Nearly 30,000 children in the UK were educated at home in the 2016 to 2017 academic year. This is an almost 100% increase from 2011 – when just over 15,000 pupils were classified as home taught.
I have four school age children. Tomorrow I could, without any forewarning and without notifying my local authority, withdraw them from school and educate them myself at home. My wife and my children would probably kill me. But, from a legal perspective, I would be acting within my rights.
This is because the UK has one of the lowest thresholds for the regulation and monitoring of home educators in Europe – anyone can choose to home educate and there is no requirement to inform local authorities. And local authorities are neither required to monitor who is home educating or how they are doing it.
In part, this is a consequence of ambiguous legislation such as the 1996 Education Act. This tasks parents with ensuring their children receive an education “suitable” to their age, ability and aptitude. It does not however, require school attendance.
The need for regulation
The Badman Review in 2009 and more recently Ofsted both identified “risks” associated with home education. The Badman review was instigated following the tragic death by starvation of a seven-year-old girl in Birmingham. Her mother claimed she was home educating and consequently was able to deny social workers access to her home.
Ofsted’s more recent interest in home education followed investigations into allegations that some schools in Birmingham were being hijacked by radical Muslim fundamentalists whose aim was to teach a narrow Islamocentric curriculum. This led to fears that some children were being taken out of mainstream education and instead sent to small unofficial schools that had been set up by “Islamic hardliners”.
Micheal Wilshaw, the then chief inspector of schools, wrote to the secretary of state for education describing his extreme concern for the safeguarding of Muslim home educated children.
Both Ofsted and the Badman Review recommended introducing a national register, greater monitoring regimes and more clearly defined roles for local authorities. But so far, none of their recommendations have been implemented.

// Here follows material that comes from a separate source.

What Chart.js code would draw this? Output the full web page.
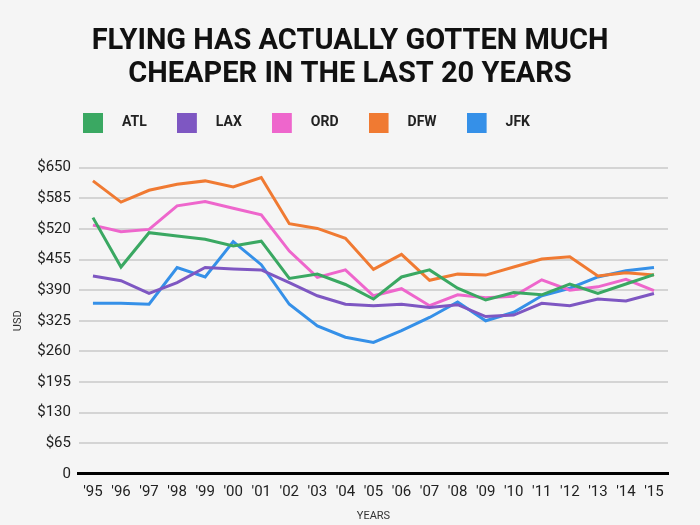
<!DOCTYPE html>
<html>
<head>
<meta charset="utf-8">
<script src="https://cdn.jsdelivr.net/npm/chart.js@4"></script>
<style>
  html, body { margin: 0; padding: 0; background: #f5f5f5; }
</style>
</head>
<body>
<canvas id="chart" width="700" height="525"></canvas>
<script>
'use strict';

let years = ["'95", "'96", "'97", "'98", "'99", "'00", "'01", "'02", "'03", "'04", "'05",
  "'06", "'07", "'08", "'09", "'10", "'11", "'12", "'13", "'14", "'15"];

let atl = [544, 439, 512, 505, 498, 484, 494, 415, 424, 402, 371, 418, 433, 394, 369, 385, 380, 403, 383, 403, 423];
let lax = [420, 410, 383, 406, 438, 435, 433, 406, 378, 360, 357, 360, 353, 359, 334, 337, 362, 357, 371, 367, 383];
let ord = [528, 514, 519, 569, 578, 564, 550, 473, 417, 433, 378, 393, 357, 380, 374, 377, 412, 390, 397, 413, 389];
let dfw = [622, 577, 602, 615, 622, 609, 629, 531, 521, 500, 434, 466, 411, 424, 422, 439, 456, 461, 420, 427, 422];
let jfk = [362, 362, 360, 438, 418, 493, 444, 360, 314, 290, 279, 304, 332, 365, 325, 343, 378, 394, 418, 431, 438];

let titleLines = ['FLYING HAS ACTUALLY GOTTEN MUCH', 'CHEAPER IN THE LAST 20 YEARS'];

// legend swatch: square on the left, blank space after it
function swatch(color) {
  let c = document.createElement('canvas');
  c.width = 32;
  c.height = 20;
  let ctx = c.getContext('2d');
  ctx.fillStyle = color;
  ctx.fillRect(0, 0, 20, 20);
  return c;
}

function series(label, values, color) {
  return {
    label: label,
    data: values,
    borderColor: color,
    backgroundColor: color,
    borderWidth: 3,
    pointRadius: 0,
    pointHoverRadius: 0,
    pointStyle: swatch(color),
    tension: 0,
    fill: false
  };
}

let legendNudge = {
  id: 'legendNudge',
  afterLayout(chart) {
    chart.titleBlock.left = 0;
    chart.titleBlock.right = chart.width;
    chart.legend.left = 83 - 30;
    chart.legend.top -= 28;
  }
};

let canvasElem = document.getElementById('chart');

new Chart(canvasElem, {
  type: 'line',
  data: {
    labels: years,
    datasets: [
      series('ATL', atl, '#3aa862'),
      series('LAX', lax, '#7e57c2'),
      series('ORD', ord, '#ee66cc'),
      series('DFW', dfw, '#f07a32'),
      series('JFK', jfk, '#3590e8')
    ]
  },
  options: {
    responsive: false,
    animation: false,
    events: [],
    layout: { padding: { left: 8, right: 32, top: 0, bottom: 2 } },
    plugins: {
      title: {
        display: true,
        text: titleLines,
        color: '#111',
        font: { family: 'Roboto', size: 29, weight: 'bold', lineHeight: 1.15 },
        padding: { top: 25, bottom: 22 }
      },
      legend: {
        align: 'start',
        labels: {
          usePointStyle: true,
          pointStyleWidth: 32,
          padding: 30,
          color: '#222',
          font: { family: 'Roboto', size: 14, weight: 'bold' }
        }
      },
      tooltip: { enabled: false }
    },
    scales: {
      x: {
        offset: true,
        grid: { drawOnChartArea: false, drawTicks: false },
        border: { display: true, color: '#000', width: 3 },
        ticks: {
          autoSkip: false,
          maxRotation: 0,
          padding: 9,
          color: '#222',
          font: { family: 'Roboto', size: 15 }
        },
        title: {
          display: true,
          text: 'YEARS',
          color: '#333',
          font: { family: 'Roboto', size: 11 },
          padding: { top: 0, bottom: 0 }
        }
      },
      y: {
        min: 0,
        max: 650,
        border: { display: false },
        grid: { color: '#d4d4d4', lineWidth: 2, drawTicks: false },
        ticks: {
          stepSize: 65,
          padding: 8,
          color: '#222',
          font: { family: 'Roboto', size: 15 },
          callback: value => value === 0 ? '0' : '$' + value
        },
        title: {
          display: true,
          text: 'USD',
          color: '#333',
          font: { family: 'Roboto', size: 11 },
          padding: 4
        }
      }
    }
  },
  plugins: [legendNudge]
});
</script>
</body>
</html>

The right kind of education
My previous research with Gypsy families also revealed concerns about some types of families being identified as problematic “home educators”, who are “putting their children at risk”. Many Gypsy families have traditionally chosen to home educate, and following the Badman Review, these families came under scrutiny, with suspicions they were “using” home education to avoid prosecution when their children did not attend school.
Similar negative responses to home schooling are often seen with poor families who choose to home educate – with claims they are putting their children at risk of neglect and abuse. These findings echo the sentiments and suggestions that many Muslim families use home education as a “cover” to radicalise their children into non British values.
But quite often while Muslims, Gypsies and poor families are identified as potential sources of “risk” in terms of home education, other families such as those from middle class backgrounds seem to be portrayed in a more positive light.
Newspapers are often full of “lifestyle” stories exploring the different choices made by middle class home educators. Typically these families are portrayed as sacrificing the material luxuries of their daily lives in favour of extended child-centric travelogues.
More recently, there was also sympathetic accounts of home education for children with special educational needs. Let down by failing, underfunded state schools parents were said to have been forced to make the difficult decision to home educate.
Our more recent research found that while there are many different types of home educators, a large majority of parents came to the decision to home school for similar reasons. Many ethnic minority families, including all the Muslim and Gypsy families we interviewed, described racism and bullying in schools as a significant factor in their decision. Families from lower socioeconomic backgrounds also described how letdown they felt by local schools.
In this way, we found that many home educators are simply parents who have actively made choices to help meet the needs of their children. But despite this, not all families who home educate are viewed positively. In this way, stereotypes of home educators distort both negative and positive accounts – home educators often seen as problematic not based on what they do, but rather on who they are.
This is where a national register of home educated children and the monitoring of their well-being would be a step in the right direction. This would not impose on parental choice, it would simply help to monitor what, can at times be, something of a grey area within the UK education system.
Ultimately, what all this shows is that for many families there is a real need for home education, because of problems with schooling, bullying or racism. And in this way, home education is not always a lifestyle choice. But even when it is, this decision should still be respected, because as our research shows, choosing home education is a difficult and challenging decision – but one that is often made with the best interests of the children in mind.